Description: Rosa Parks said, 'I have learned over the years that when one's mind is made up, this diminishes fear; knowing what must be done does away with fear. Buildings hold the secrets of generations who lived in fear, who planned and plotted and faced a multitude of oppression and terror. Each story is built into the fabric of the building, creating layers of narrative that is waiting to be uncovered. Le génie de la Bastille shows a snap shot in time from a room on Rue de Charonne, Paris.

Artist name: Niita E.

@niitae.com

Description: This is an exploration of graffiti through both photography and digital collage. It includes images from my photographic series Shoreditch Frames, which captures the raw, layered chaos of London’s graffiti-covered backstreets, framed through my lens into moments of structured chaos or meaning. The second part features collage works from my project Colonial Spell, which explores post-colonial identity by juxtaposing archival photographs from the Namibian National Archives Library with my own images of Shoreditch’s street graffiti. The aim is to weave these disparate elements into a cohesive narrative that reflects on decolonisation, cultural arbitrage, and identity.

The deliberate juxtaposition of London's chaotic, graffiti-laden backstreets with the historical context of Africa's colonisation serves as a visual metaphor for the complex dialogue between past and present. While the street artists may not have consciously engaged with themes of decolonisation or empire, their work nonetheless intersects with the broader post-colonial discourse. Through this series, I aim to engage viewers in a reflective examination of the silent assumptions that guide our social interactions and cultural understanding. By bringing to light the hidden threads connecting colonial history with contemporary urban expression, the work opens space for dialogue around identity, history, and the ongoing process of decolonisation.

Artist: Sarp Rüzgar Atila

@sarpruzgr

Description: "Sticky Traces" is a personal reflection on sticker art as a form of graffiti and everyday resistance. I explore how my own sticker practice, shaped by experiences in cities like Istanbul, Amsterdam, Paris, Munchen and more, grew from playful self-expression into a way of reclaiming public space. Stickers, though small and often overlooked, carry political and emotional weight; they act as micropolitical tools that speak to identity, critique, humour, and presence.
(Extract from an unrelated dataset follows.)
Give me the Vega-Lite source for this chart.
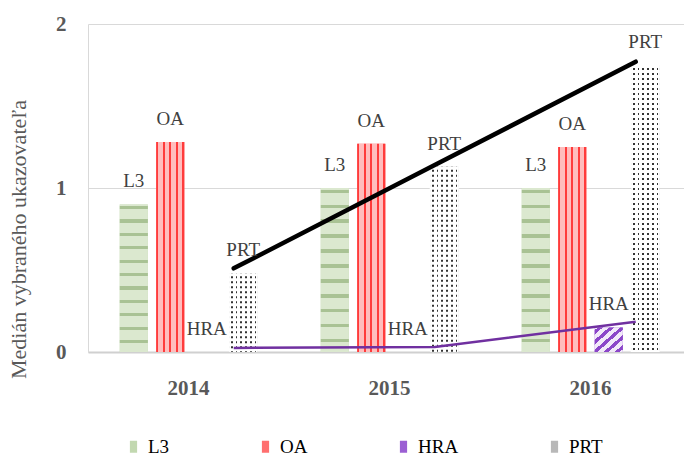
{
  "$schema": "https://vega.github.io/schema/vega-lite/v6.json",
  "width": 596,
  "height": 328,
  "autosize": "none",
  "padding": {"left": 88, "top": 24, "right": 0, "bottom": 104},
  "background": "white",
  "config": {
    "view": {"stroke": null},
    "font": "Liberation Serif",
    "legend": {"labelFont": "Times New Roman", "labelFontSize": 19, "labelColor": "#000000"}
  },
  "datasets": {
    "bars": [
      {"year": "2014", "series": "L3", "value": 0.90},
      {"year": "2014", "series": "OA", "value": 1.28},
      {"year": "2014", "series": "HRA", "value": 0},
      {"year": "2014", "series": "PRT", "value": 0.48},
      {"year": "2015", "series": "L3", "value": 1.00},
      {"year": "2015", "series": "OA", "value": 1.27},
      {"year": "2015", "series": "HRA", "value": 0},
      {"year": "2015", "series": "PRT", "value": 1.13},
      {"year": "2016", "series": "L3", "value": 1.00},
      {"year": "2016", "series": "OA", "value": 1.25},
      {"year": "2016", "series": "HRA", "value": 0.15},
      {"year": "2016", "series": "PRT", "value": 1.75}
    ],
    "prtline": [
      {"year": "2014", "value": 0.51},
      {"year": "2015", "value": 1.14},
      {"year": "2016", "value": 1.77}
    ],
    "hraline": [
      {"year": "2014", "value": 0.025},
      {"year": "2015", "value": 0.03},
      {"year": "2016", "value": 0.185}
    ]
  },
  "layer": [
    {
      "data": {"name": "bars"},
      "mark": {"type": "bar"},
      "encoding": {
        "x": {
          "field": "year", "type": "ordinal",
          "scale": {"range": [0, 603], "paddingInner": 0, "paddingOuter": 0},
          "axis": {
            "title": null, "labelAngle": 0, "labelFont": "Liberation Serif", "labelFontSize": 21,
            "labelFontWeight": "bold", "labelColor": "#595959", "labelPadding": 25,
            "ticks": false, "domainColor": "#d0d0d0", "domainWidth": 2
          }
        },
        "xOffset": {
          "field": "series", "type": "nominal",
          "scale": {"domain": ["L3", "OA", "HRA", "PRT"], "paddingInner": 0.23, "paddingOuter": 0.87}
        },
        "y": {
          "field": "value", "type": "quantitative",
          "scale": {"domain": [0, 2], "nice": false},
          "axis": {
            "title": "Medián vybraného ukazovateľa", "tickCount": 2,
            "labelFont": "Liberation Serif", "labelFontSize": 21, "labelFontWeight": "bold",
            "labelColor": "#595959", "labelPadding": 22, "ticks": false, "labelOverlap": false,
            "domainColor": "#d9d9d9", "gridColor": "#d9d9d9", "grid": true,
            "titleFont": "Liberation Serif", "titleFontSize": 22, "titleFontWeight": "normal",
            "titleColor": "#595959", "titleX": -70, "titleY": 215, "titleAngle": -90,
            "titleAlign": "center", "titleBaseline": "middle"
          }
        },
        "color": {
          "field": "series", "type": "nominal",
          "scale": {"domain": ["L3", "OA", "HRA", "PRT"], "range": ["#c2d8b0", "#ff6f6f", "#9b5fd3", "#b8b8b8"]},
          "legend": {
            "title": null, "orient": "none", "direction": "horizontal", "legendX": 36, "legendY": 413,
            "symbolType": "M-0.6,-1H0.6V1H-0.6Z", "symbolSize": 144, "symbolStrokeWidth": 0,
            "labelFont": "Times New Roman", "labelFontSize": 19, "labelColor": "#000000",
            "columnPadding": 86, "labelOffset": 5
          }
        }
      }
    },
    {
      "data": {"name": "bars"},
      "transform": [{"filter": "datum.series == 'L3'"}],
      "mark": {
        "type": "bar",
        "fill": {
          "gradient": "linear", "x1": 0, "y1": 0, "x2": 0, "y2": 1,
          "stops": [
            {"offset": 0, "color": "#dbe8cf"},
            {"offset": 0.010, "color": "#dbe8cf"}, {"offset": 0.010, "color": "#a9c294"}, {"offset": 0.032, "color": "#a9c294"}, {"offset": 0.032, "color": "#dbe8cf"},
            {"offset": 0.101, "color": "#dbe8cf"}, {"offset": 0.101, "color": "#a9c294"}, {"offset": 0.123, "color": "#a9c294"}, {"offset": 0.123, "color": "#dbe8cf"},
            {"offset": 0.192, "color": "#dbe8cf"}, {"offset": 0.192, "color": "#a9c294"}, {"offset": 0.214, "color": "#a9c294"}, {"offset": 0.214, "color": "#dbe8cf"},
            {"offset": 0.283, "color": "#dbe8cf"}, {"offset": 0.283, "color": "#a9c294"}, {"offset": 0.305, "color": "#a9c294"}, {"offset": 0.305, "color": "#dbe8cf"},
            {"offset": 0.374, "color": "#dbe8cf"}, {"offset": 0.374, "color": "#a9c294"}, {"offset": 0.396, "color": "#a9c294"}, {"offset": 0.396, "color": "#dbe8cf"},
            {"offset": 0.465, "color": "#dbe8cf"}, {"offset": 0.465, "color": "#a9c294"}, {"offset": 0.487, "color": "#a9c294"}, {"offset": 0.487, "color": "#dbe8cf"},
            {"offset": 0.555, "color": "#dbe8cf"}, {"offset": 0.555, "color": "#a9c294"}, {"offset": 0.577, "color": "#a9c294"}, {"offset": 0.577, "color": "#dbe8cf"},
            {"offset": 0.646, "color": "#dbe8cf"}, {"offset": 0.646, "color": "#a9c294"}, {"offset": 0.668, "color": "#a9c294"}, {"offset": 0.668, "color": "#dbe8cf"},
            {"offset": 0.737, "color": "#dbe8cf"}, {"offset": 0.737, "color": "#a9c294"}, {"offset": 0.759, "color": "#a9c294"}, {"offset": 0.759, "color": "#dbe8cf"},
            {"offset": 0.828, "color": "#dbe8cf"}, {"offset": 0.828, "color": "#a9c294"}, {"offset": 0.850, "color": "#a9c294"}, {"offset": 0.850, "color": "#dbe8cf"},
            {"offset": 0.919, "color": "#dbe8cf"}, {"offset": 0.919, "color": "#a9c294"}, {"offset": 0.941, "color": "#a9c294"}, {"offset": 0.941, "color": "#dbe8cf"},
            {"offset": 1, "color": "#dbe8cf"}
          ]
        }
      },
      "encoding": {
        "x": {"field": "year", "type": "ordinal"},
        "xOffset": {"field": "series", "type": "nominal"},
        "y": {"field": "value", "type": "quantitative"}
      }
    },
    {
      "data": {"name": "bars"},
      "transform": [{"filter": "datum.series == 'OA'"}],
      "mark": {
        "type": "bar",
        "fill": {
          "gradient": "linear", "x1": 0, "y1": 0, "x2": 1, "y2": 0,
          "stops": [
            {"offset": 0, "color": "#ff3b3b"}, {"offset": 0.08, "color": "#ff3b3b"},
            {"offset": 0.08, "color": "#ffbdbd"}, {"offset": 0.23, "color": "#ffbdbd"},
            {"offset": 0.23, "color": "#ff3b3b"}, {"offset": 0.31, "color": "#ff3b3b"},
            {"offset": 0.31, "color": "#ffbdbd"}, {"offset": 0.46, "color": "#ffbdbd"},
            {"offset": 0.46, "color": "#ff3b3b"}, {"offset": 0.54, "color": "#ff3b3b"},
            {"offset": 0.54, "color": "#ffbdbd"}, {"offset": 0.69, "color": "#ffbdbd"},
            {"offset": 0.69, "color": "#ff3b3b"}, {"offset": 0.77, "color": "#ff3b3b"},
            {"offset": 0.77, "color": "#ffbdbd"}, {"offset": 0.92, "color": "#ffbdbd"},
            {"offset": 0.92, "color": "#ff3b3b"}, {"offset": 1, "color": "#ff3b3b"}
          ]
        }
      },
      "encoding": {
        "x": {"field": "year", "type": "ordinal"},
        "xOffset": {"field": "series", "type": "nominal"},
        "y": {"field": "value", "type": "quantitative"}
      }
    },
    {
      "data": {"name": "bars"},
      "transform": [{"filter": "datum.series == 'HRA'"}],
      "mark": {
        "type": "bar",
        "fill": {
          "gradient": "linear", "x1": 0, "y1": 0, "x2": 1, "y2": 1,
          "stops": [
            {"offset": 0, "color": "#f1e8f9"}, {"offset": 0.055, "color": "#f1e8f9"},
            {"offset": 0.055, "color": "#8b46c9"}, {"offset": 0.145, "color": "#8b46c9"},
            {"offset": 0.145, "color": "#f1e8f9"}, {"offset": 0.255, "color": "#f1e8f9"},
            {"offset": 0.255, "color": "#8b46c9"}, {"offset": 0.345, "color": "#8b46c9"},
            {"offset": 0.345, "color": "#f1e8f9"}, {"offset": 0.455, "color": "#f1e8f9"},
            {"offset": 0.455, "color": "#8b46c9"}, {"offset": 0.545, "color": "#8b46c9"},
            {"offset": 0.545, "color": "#f1e8f9"}, {"offset": 0.655, "color": "#f1e8f9"},
            {"offset": 0.655, "color": "#8b46c9"}, {"offset": 0.745, "color": "#8b46c9"},
            {"offset": 0.745, "color": "#f1e8f9"}, {"offset": 0.855, "color": "#f1e8f9"},
            {"offset": 0.855, "color": "#8b46c9"}, {"offset": 0.945, "color": "#8b46c9"},
            {"offset": 0.945, "color": "#f1e8f9"}, {"offset": 1, "color": "#f1e8f9"}
          ]
        }
      },
      "encoding": {
        "x": {"field": "year", "type": "ordinal"},
        "xOffset": {"field": "series", "type": "nominal"},
        "y": {"field": "value", "type": "quantitative"}
      }
    },
    {
      "data": {"name": "bars"},
      "transform": [{"filter": "datum.series == 'PRT'"}],
      "mark": {
        "type": "bar",
        "fill": {
          "gradient": "linear", "x1": 0, "y1": 0, "x2": 1, "y2": 0,
          "stops": [
            {"offset": 0, "color": "#ffffff"}, {"offset": 0.06, "color": "#ffffff"},
            {"offset": 0.06, "color": "#333333"}, {"offset": 0.12, "color": "#333333"},
            {"offset": 0.12, "color": "#ffffff"}, {"offset": 0.23, "color": "#ffffff"},
            {"offset": 0.23, "color": "#333333"}, {"offset": 0.29, "color": "#333333"},
            {"offset": 0.29, "color": "#ffffff"}, {"offset": 0.40, "color": "#ffffff"},
            {"offset": 0.40, "color": "#333333"}, {"offset": 0.46, "color": "#333333"},
            {"offset": 0.46, "color": "#ffffff"}, {"offset": 0.57, "color": "#ffffff"},
            {"offset": 0.57, "color": "#333333"}, {"offset": 0.63, "color": "#333333"},
            {"offset": 0.63, "color": "#ffffff"}, {"offset": 0.74, "color": "#ffffff"},
            {"offset": 0.74, "color": "#333333"}, {"offset": 0.80, "color": "#333333"},
            {"offset": 0.80, "color": "#ffffff"}, {"offset": 0.91, "color": "#ffffff"},
            {"offset": 0.91, "color": "#333333"}, {"offset": 0.97, "color": "#333333"},
            {"offset": 0.97, "color": "#ffffff"}, {"offset": 1, "color": "#ffffff"}
          ]
        }
      },
      "encoding": {
        "x": {"field": "year", "type": "ordinal"},
        "xOffset": {"field": "series", "type": "nominal"},
        "y": {"field": "value", "type": "quantitative"}
      }
    },
    {
      "data": {"name": "bars"},
      "transform": [{"filter": "datum.series == 'PRT'"}],
      "mark": {"type": "rule", "color": "#ffffff", "strokeWidth": 29, "strokeDash": [3, 2], "strokeCap": "butt"},
      "encoding": {
        "x": {"field": "year", "type": "ordinal"},
        "xOffset": {"field": "series", "type": "nominal"},
        "y": {"field": "value", "type": "quantitative"},
        "y2": {"datum": 0}
      }
    },
    {
      "data": {"name": "hraline"},
      "mark": {"type": "line", "color": "#7030a0", "strokeWidth": 2.5},
      "encoding": {
        "x": {"field": "year", "type": "ordinal", "bandPosition": 0.725},
        "y": {"field": "value", "type": "quantitative"}
      }
    },
    {
      "data": {"name": "prtline"},
      "mark": {"type": "line", "color": "#000000", "strokeWidth": 4.5, "strokeCap": "round"},
      "encoding": {
        "x": {"field": "year", "type": "ordinal", "bandPosition": 0.725},
        "y": {"field": "value", "type": "quantitative"}
      }
    },
    {
      "data": {"name": "bars"},
      "mark": {"type": "text", "dy": -23, "baseline": "middle", "font": "Liberation Serif", "fontSize": 19, "color": "#404040"},
      "encoding": {
        "x": {"field": "year", "type": "ordinal"},
        "xOffset": {"field": "series", "type": "nominal"},
        "y": {"field": "value", "type": "quantitative"},
        "text": {"field": "series"}
      }
    }
  ]
}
I created this piece to show how even the tiniest act, placing a sticker, can be an assertion of existence in a world that often tries to silence or erase us.

Artist: Sally Spinks

@sallyspinks.art

Description: Using coded messages is important to my artistic practice and in this piece I wanted to mimic the coded nature of graffiti. Often only known to others who know, tags can be meaningless to others. I produced hand and machine knitted pieces of graffiti depicting code from knitting patterns so only other knitters would recognise the meaning. These were then placed over graffiti at the South Bank and photographed.